What you need to do →
Your task is to repeat the lines below exactly, excluding any pictures they contain.

Dataset excerpt →
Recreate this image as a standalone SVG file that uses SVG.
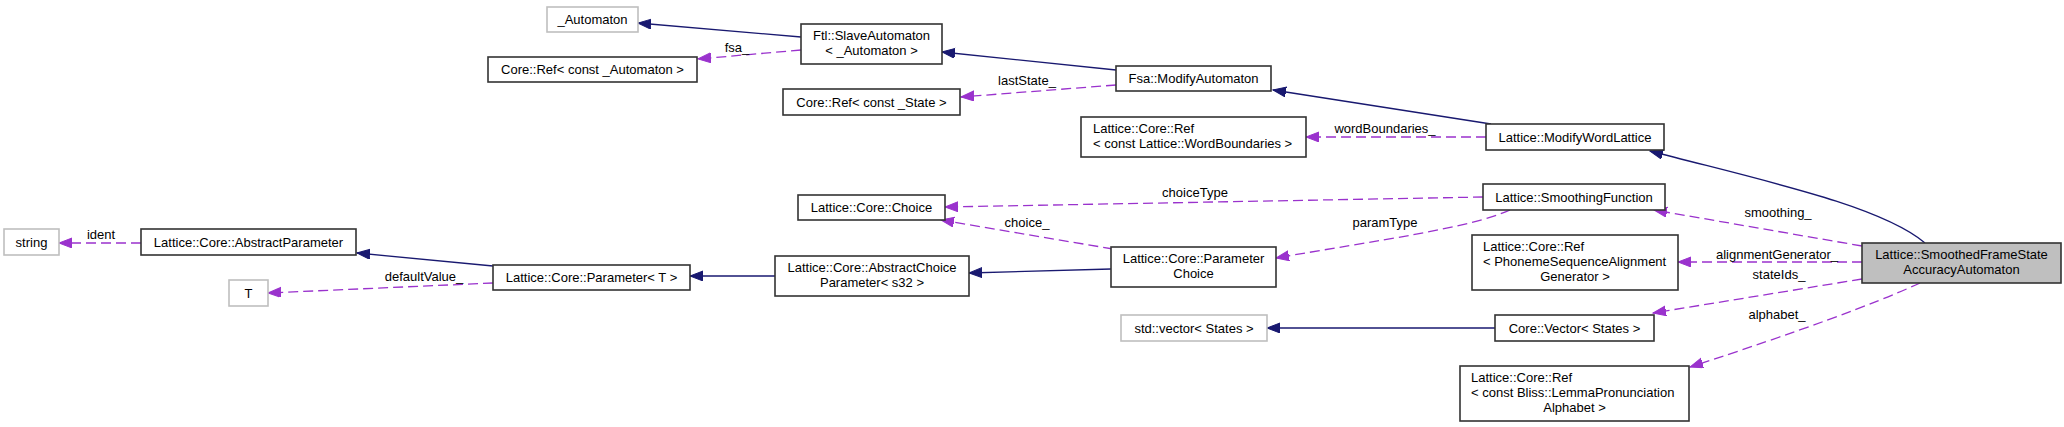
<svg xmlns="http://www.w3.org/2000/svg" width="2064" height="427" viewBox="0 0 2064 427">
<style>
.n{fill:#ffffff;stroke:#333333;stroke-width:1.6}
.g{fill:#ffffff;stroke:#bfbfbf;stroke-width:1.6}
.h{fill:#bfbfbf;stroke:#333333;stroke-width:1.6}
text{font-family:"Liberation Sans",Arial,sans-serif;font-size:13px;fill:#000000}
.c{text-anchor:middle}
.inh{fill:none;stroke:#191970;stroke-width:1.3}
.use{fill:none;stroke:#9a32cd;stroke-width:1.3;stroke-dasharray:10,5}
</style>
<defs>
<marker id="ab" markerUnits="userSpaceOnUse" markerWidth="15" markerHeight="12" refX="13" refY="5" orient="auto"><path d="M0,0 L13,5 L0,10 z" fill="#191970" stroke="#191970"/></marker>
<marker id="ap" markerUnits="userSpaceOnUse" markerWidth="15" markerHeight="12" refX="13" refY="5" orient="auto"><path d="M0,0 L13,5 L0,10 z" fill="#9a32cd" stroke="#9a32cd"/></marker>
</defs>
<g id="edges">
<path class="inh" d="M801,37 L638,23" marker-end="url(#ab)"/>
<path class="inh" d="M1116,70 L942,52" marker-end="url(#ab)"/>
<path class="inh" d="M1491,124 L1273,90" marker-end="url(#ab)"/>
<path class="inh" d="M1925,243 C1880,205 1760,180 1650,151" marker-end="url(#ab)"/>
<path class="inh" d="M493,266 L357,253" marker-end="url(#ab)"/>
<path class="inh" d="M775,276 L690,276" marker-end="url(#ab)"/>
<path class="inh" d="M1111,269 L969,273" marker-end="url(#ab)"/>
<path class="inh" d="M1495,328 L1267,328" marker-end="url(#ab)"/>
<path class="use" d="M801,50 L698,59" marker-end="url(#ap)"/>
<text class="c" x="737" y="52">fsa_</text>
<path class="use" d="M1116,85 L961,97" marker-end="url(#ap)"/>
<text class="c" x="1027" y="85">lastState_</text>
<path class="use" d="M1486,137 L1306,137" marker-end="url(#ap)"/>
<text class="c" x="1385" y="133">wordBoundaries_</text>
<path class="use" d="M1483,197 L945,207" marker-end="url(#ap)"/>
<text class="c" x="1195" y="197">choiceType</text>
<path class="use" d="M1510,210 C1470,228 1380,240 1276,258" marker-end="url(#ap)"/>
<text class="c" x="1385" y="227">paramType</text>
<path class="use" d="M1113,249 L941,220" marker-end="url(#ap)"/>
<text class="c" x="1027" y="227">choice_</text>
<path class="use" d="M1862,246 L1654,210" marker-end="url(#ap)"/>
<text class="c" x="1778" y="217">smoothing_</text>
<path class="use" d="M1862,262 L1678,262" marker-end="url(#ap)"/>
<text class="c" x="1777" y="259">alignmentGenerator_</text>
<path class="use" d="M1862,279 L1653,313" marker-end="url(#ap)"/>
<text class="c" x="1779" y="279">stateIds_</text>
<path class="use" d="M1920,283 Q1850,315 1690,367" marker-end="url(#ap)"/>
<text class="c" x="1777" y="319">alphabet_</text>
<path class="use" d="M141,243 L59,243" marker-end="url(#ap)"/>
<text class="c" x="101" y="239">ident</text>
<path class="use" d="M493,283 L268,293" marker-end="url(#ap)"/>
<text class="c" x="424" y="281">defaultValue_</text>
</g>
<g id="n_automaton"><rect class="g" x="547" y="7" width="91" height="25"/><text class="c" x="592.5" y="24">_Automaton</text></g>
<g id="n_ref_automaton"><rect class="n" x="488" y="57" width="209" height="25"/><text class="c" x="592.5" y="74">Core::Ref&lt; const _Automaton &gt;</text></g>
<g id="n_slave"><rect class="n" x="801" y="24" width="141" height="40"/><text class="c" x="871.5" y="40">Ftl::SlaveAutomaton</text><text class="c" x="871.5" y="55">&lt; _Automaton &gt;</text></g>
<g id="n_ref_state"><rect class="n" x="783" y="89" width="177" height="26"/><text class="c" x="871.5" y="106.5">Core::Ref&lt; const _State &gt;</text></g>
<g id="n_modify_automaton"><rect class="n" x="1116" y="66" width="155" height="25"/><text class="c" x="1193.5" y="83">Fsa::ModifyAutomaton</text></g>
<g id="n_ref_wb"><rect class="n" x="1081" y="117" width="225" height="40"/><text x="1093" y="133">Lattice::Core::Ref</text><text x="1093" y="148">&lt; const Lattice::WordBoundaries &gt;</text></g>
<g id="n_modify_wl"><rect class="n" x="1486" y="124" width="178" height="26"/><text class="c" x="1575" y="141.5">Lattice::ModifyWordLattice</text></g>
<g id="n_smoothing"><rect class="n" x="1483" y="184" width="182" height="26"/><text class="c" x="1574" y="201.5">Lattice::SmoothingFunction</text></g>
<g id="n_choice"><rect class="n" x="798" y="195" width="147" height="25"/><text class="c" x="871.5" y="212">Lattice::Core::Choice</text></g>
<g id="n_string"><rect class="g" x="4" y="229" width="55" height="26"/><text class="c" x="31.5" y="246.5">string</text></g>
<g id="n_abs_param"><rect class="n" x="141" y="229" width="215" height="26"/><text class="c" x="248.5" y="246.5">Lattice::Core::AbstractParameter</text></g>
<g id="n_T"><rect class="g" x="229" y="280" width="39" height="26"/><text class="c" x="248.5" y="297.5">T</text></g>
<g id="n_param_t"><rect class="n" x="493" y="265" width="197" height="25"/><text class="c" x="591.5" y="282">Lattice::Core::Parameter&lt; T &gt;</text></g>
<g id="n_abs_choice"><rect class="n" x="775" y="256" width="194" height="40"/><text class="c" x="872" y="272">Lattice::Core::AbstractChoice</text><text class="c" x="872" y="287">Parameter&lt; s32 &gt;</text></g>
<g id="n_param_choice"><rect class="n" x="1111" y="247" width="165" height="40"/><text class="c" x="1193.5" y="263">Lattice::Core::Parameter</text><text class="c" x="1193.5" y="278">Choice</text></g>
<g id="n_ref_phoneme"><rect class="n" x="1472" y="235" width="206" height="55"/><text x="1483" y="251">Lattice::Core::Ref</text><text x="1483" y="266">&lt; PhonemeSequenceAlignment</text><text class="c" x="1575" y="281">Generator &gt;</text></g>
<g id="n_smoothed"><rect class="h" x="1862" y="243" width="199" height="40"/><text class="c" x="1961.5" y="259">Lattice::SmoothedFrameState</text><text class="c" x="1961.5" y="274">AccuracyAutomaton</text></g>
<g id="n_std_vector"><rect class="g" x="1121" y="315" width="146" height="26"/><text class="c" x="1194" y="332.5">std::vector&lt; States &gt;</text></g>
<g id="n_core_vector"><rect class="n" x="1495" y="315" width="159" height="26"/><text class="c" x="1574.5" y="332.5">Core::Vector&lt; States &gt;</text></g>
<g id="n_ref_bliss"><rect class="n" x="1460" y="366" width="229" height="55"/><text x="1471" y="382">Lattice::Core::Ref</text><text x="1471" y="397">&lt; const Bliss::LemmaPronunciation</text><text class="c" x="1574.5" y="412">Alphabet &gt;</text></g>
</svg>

Solution to this exercise →
Recreate this image as a standalone SVG file that uses SVG.
<svg xmlns="http://www.w3.org/2000/svg" width="2064" height="427" viewBox="0 0 2064 427">
<style>
.n{fill:#ffffff;stroke:#333333;stroke-width:1.6}
.g{fill:#ffffff;stroke:#bfbfbf;stroke-width:1.6}
.h{fill:#bfbfbf;stroke:#333333;stroke-width:1.6}
text{font-family:"Liberation Sans",Arial,sans-serif;font-size:13px;fill:#000000}
.c{text-anchor:middle}
.inh{fill:none;stroke:#191970;stroke-width:1.3}
.use{fill:none;stroke:#9a32cd;stroke-width:1.3;stroke-dasharray:10,5}
</style>
<defs>
<marker id="ab" markerUnits="userSpaceOnUse" markerWidth="15" markerHeight="12" refX="13" refY="5" orient="auto"><path d="M0,0 L13,5 L0,10 z" fill="#191970" stroke="#191970"/></marker>
<marker id="ap" markerUnits="userSpaceOnUse" markerWidth="15" markerHeight="12" refX="13" refY="5" orient="auto"><path d="M0,0 L13,5 L0,10 z" fill="#9a32cd" stroke="#9a32cd"/></marker>
</defs>
<g id="edges">
<path class="inh" d="M801,37 L638,23" marker-end="url(#ab)"/>
<path class="inh" d="M1116,70 L942,52" marker-end="url(#ab)"/>
<path class="inh" d="M1491,124 L1273,90" marker-end="url(#ab)"/>
<path class="inh" d="M1925,243 C1880,205 1760,180 1650,151" marker-end="url(#ab)"/>
<path class="inh" d="M493,266 L357,253" marker-end="url(#ab)"/>
<path class="inh" d="M775,276 L690,276" marker-end="url(#ab)"/>
<path class="inh" d="M1111,269 L969,273" marker-end="url(#ab)"/>
<path class="inh" d="M1495,328 L1267,328" marker-end="url(#ab)"/>
<path class="use" d="M801,50 L698,59" marker-end="url(#ap)"/>
<text class="c" x="737" y="52">fsa_</text>
<path class="use" d="M1116,85 L961,97" marker-end="url(#ap)"/>
<text class="c" x="1027" y="85">lastState_</text>
<path class="use" d="M1486,137 L1306,137" marker-end="url(#ap)"/>
<text class="c" x="1385" y="133">wordBoundaries_</text>
<path class="use" d="M1483,197 L945,207" marker-end="url(#ap)"/>
<text class="c" x="1195" y="197">choiceType</text>
<path class="use" d="M1510,210 C1470,228 1380,240 1276,258" marker-end="url(#ap)"/>
<text class="c" x="1385" y="227">paramType</text>
<path class="use" d="M1113,249 L941,220" marker-end="url(#ap)"/>
<text class="c" x="1027" y="227">choice_</text>
<path class="use" d="M1862,246 L1654,210" marker-end="url(#ap)"/>
<text class="c" x="1778" y="217">smoothing_</text>
<path class="use" d="M1862,262 L1678,262" marker-end="url(#ap)"/>
<text class="c" x="1777" y="259">alignmentGenerator_</text>
<path class="use" d="M1862,279 L1653,313" marker-end="url(#ap)"/>
<text class="c" x="1779" y="279">stateIds_</text>
<path class="use" d="M1920,283 Q1850,315 1690,367" marker-end="url(#ap)"/>
<text class="c" x="1777" y="319">alphabet_</text>
<path class="use" d="M141,243 L59,243" marker-end="url(#ap)"/>
<text class="c" x="101" y="239">ident</text>
<path class="use" d="M493,283 L268,293" marker-end="url(#ap)"/>
<text class="c" x="424" y="281">defaultValue_</text>
</g>
<g id="n_automaton"><rect class="g" x="547" y="7" width="91" height="25"/><text class="c" x="592.5" y="24">_Automaton</text></g>
<g id="n_ref_automaton"><rect class="n" x="488" y="57" width="209" height="25"/><text class="c" x="592.5" y="74">Core::Ref&lt; const _Automaton &gt;</text></g>
<g id="n_slave"><rect class="n" x="801" y="24" width="141" height="40"/><text class="c" x="871.5" y="40">Ftl::SlaveAutomaton</text><text class="c" x="871.5" y="55">&lt; _Automaton &gt;</text></g>
<g id="n_ref_state"><rect class="n" x="783" y="89" width="177" height="26"/><text class="c" x="871.5" y="106.5">Core::Ref&lt; const _State &gt;</text></g>
<g id="n_modify_automaton"><rect class="n" x="1116" y="66" width="155" height="25"/><text class="c" x="1193.5" y="83">Fsa::ModifyAutomaton</text></g>
<g id="n_ref_wb"><rect class="n" x="1081" y="117" width="225" height="40"/><text x="1093" y="133">Lattice::Core::Ref</text><text x="1093" y="148">&lt; const Lattice::WordBoundaries &gt;</text></g>
<g id="n_modify_wl"><rect class="n" x="1486" y="124" width="178" height="26"/><text class="c" x="1575" y="141.5">Lattice::ModifyWordLattice</text></g>
<g id="n_smoothing"><rect class="n" x="1483" y="184" width="182" height="26"/><text class="c" x="1574" y="201.5">Lattice::SmoothingFunction</text></g>
<g id="n_choice"><rect class="n" x="798" y="195" width="147" height="25"/><text class="c" x="871.5" y="212">Lattice::Core::Choice</text></g>
<g id="n_string"><rect class="g" x="4" y="229" width="55" height="26"/><text class="c" x="31.5" y="246.5">string</text></g>
<g id="n_abs_param"><rect class="n" x="141" y="229" width="215" height="26"/><text class="c" x="248.5" y="246.5">Lattice::Core::AbstractParameter</text></g>
<g id="n_T"><rect class="g" x="229" y="280" width="39" height="26"/><text class="c" x="248.5" y="297.5">T</text></g>
<g id="n_param_t"><rect class="n" x="493" y="265" width="197" height="25"/><text class="c" x="591.5" y="282">Lattice::Core::Parameter&lt; T &gt;</text></g>
<g id="n_abs_choice"><rect class="n" x="775" y="256" width="194" height="40"/><text class="c" x="872" y="272">Lattice::Core::AbstractChoice</text><text class="c" x="872" y="287">Parameter&lt; s32 &gt;</text></g>
<g id="n_param_choice"><rect class="n" x="1111" y="247" width="165" height="40"/><text class="c" x="1193.5" y="263">Lattice::Core::Parameter</text><text class="c" x="1193.5" y="278">Choice</text></g>
<g id="n_ref_phoneme"><rect class="n" x="1472" y="235" width="206" height="55"/><text x="1483" y="251">Lattice::Core::Ref</text><text x="1483" y="266">&lt; PhonemeSequenceAlignment</text><text class="c" x="1575" y="281">Generator &gt;</text></g>
<g id="n_smoothed"><rect class="h" x="1862" y="243" width="199" height="40"/><text class="c" x="1961.5" y="259">Lattice::SmoothedFrameState</text><text class="c" x="1961.5" y="274">AccuracyAutomaton</text></g>
<g id="n_std_vector"><rect class="g" x="1121" y="315" width="146" height="26"/><text class="c" x="1194" y="332.5">std::vector&lt; States &gt;</text></g>
<g id="n_core_vector"><rect class="n" x="1495" y="315" width="159" height="26"/><text class="c" x="1574.5" y="332.5">Core::Vector&lt; States &gt;</text></g>
<g id="n_ref_bliss"><rect class="n" x="1460" y="366" width="229" height="55"/><text x="1471" y="382">Lattice::Core::Ref</text><text x="1471" y="397">&lt; const Bliss::LemmaPronunciation</text><text class="c" x="1574.5" y="412">Alphabet &gt;</text></g>
</svg>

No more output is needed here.